Supplied data -
※ ※ ※
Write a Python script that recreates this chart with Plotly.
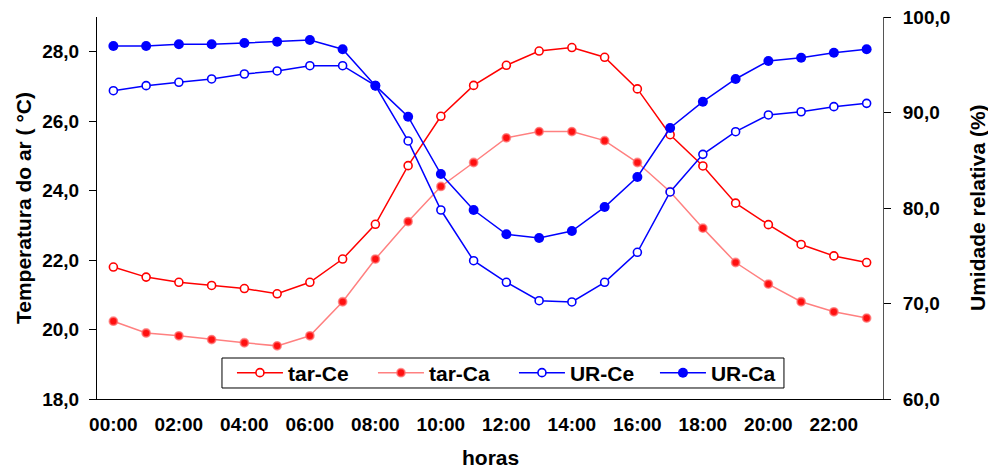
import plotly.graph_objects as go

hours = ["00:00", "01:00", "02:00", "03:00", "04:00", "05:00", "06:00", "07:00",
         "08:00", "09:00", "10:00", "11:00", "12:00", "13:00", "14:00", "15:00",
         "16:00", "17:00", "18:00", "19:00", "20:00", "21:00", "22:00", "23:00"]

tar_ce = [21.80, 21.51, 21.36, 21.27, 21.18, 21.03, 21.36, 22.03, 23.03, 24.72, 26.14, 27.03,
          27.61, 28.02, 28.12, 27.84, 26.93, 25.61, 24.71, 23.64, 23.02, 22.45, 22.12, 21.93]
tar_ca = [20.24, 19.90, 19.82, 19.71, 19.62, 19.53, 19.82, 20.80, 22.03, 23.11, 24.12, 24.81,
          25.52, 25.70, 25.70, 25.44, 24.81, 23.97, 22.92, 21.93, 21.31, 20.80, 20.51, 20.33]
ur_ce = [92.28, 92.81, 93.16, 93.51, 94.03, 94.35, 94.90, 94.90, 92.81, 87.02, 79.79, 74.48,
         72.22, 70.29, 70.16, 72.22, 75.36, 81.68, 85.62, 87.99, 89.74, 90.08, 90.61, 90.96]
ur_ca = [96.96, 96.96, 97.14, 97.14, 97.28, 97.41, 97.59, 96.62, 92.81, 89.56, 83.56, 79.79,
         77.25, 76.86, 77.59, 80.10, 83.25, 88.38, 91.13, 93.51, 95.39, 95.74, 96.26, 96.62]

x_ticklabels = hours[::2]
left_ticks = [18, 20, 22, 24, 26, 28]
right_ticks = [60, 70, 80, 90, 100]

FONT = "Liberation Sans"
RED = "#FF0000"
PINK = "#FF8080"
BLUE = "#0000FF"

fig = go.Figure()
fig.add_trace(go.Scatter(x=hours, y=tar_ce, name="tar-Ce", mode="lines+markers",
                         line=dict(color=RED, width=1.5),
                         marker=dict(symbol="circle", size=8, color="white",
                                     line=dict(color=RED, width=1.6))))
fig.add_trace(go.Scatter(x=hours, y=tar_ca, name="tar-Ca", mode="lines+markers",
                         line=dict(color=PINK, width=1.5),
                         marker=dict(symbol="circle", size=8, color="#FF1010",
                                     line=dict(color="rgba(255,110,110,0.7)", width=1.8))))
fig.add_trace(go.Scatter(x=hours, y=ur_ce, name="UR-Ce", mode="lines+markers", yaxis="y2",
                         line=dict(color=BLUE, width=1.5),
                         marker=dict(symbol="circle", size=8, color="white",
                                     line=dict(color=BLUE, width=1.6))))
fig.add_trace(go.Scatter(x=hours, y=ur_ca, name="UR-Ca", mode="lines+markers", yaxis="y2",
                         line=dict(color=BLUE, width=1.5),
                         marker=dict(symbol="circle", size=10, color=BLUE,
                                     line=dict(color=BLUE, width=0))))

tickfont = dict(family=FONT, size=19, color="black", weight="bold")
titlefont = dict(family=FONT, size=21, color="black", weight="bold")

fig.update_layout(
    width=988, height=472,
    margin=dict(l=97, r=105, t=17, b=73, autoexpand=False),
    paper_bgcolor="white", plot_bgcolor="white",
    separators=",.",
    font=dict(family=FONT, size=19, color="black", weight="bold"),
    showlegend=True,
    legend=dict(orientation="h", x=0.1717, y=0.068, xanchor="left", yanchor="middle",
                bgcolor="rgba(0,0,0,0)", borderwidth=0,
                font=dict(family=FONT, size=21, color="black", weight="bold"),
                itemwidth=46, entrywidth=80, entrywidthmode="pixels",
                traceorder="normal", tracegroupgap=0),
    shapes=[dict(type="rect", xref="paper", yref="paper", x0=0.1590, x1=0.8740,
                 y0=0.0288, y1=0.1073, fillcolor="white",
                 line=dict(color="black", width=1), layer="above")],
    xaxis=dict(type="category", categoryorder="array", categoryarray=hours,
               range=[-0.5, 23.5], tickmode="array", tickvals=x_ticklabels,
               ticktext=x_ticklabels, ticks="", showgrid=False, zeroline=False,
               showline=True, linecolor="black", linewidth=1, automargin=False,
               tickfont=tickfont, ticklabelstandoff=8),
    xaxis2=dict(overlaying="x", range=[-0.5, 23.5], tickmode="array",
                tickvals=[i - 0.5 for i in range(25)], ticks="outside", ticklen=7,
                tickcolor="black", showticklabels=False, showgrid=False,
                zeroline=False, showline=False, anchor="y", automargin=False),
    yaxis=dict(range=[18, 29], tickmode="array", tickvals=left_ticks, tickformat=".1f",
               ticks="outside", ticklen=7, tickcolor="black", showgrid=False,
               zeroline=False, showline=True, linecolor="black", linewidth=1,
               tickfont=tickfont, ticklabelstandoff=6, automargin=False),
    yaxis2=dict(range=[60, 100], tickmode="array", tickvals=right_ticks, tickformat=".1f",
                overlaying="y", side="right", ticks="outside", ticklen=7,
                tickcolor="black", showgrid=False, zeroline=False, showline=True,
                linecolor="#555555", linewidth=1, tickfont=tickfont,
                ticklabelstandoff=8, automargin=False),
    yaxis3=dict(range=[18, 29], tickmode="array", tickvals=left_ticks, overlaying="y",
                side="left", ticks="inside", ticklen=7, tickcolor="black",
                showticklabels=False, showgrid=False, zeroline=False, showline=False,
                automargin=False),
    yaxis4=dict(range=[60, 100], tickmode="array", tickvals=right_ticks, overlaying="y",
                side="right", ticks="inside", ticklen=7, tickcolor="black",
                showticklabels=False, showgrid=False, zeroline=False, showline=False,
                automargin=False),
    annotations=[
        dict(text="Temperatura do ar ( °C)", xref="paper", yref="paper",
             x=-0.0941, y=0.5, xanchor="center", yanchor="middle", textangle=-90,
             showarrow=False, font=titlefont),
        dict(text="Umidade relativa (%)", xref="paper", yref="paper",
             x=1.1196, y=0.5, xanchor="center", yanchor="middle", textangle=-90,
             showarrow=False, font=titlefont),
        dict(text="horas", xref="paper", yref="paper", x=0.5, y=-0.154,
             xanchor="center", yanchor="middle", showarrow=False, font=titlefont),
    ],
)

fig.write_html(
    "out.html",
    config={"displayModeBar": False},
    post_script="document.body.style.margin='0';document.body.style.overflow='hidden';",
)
※ ※ ※
Set exercise -
Transcribe exactly, with no pictures, the lines running from the first line of the material through the line holding "import plotly.graph_objects as go".

The reply -
Write a Python script that recreates this chart with Plotly.
import plotly.graph_objects as go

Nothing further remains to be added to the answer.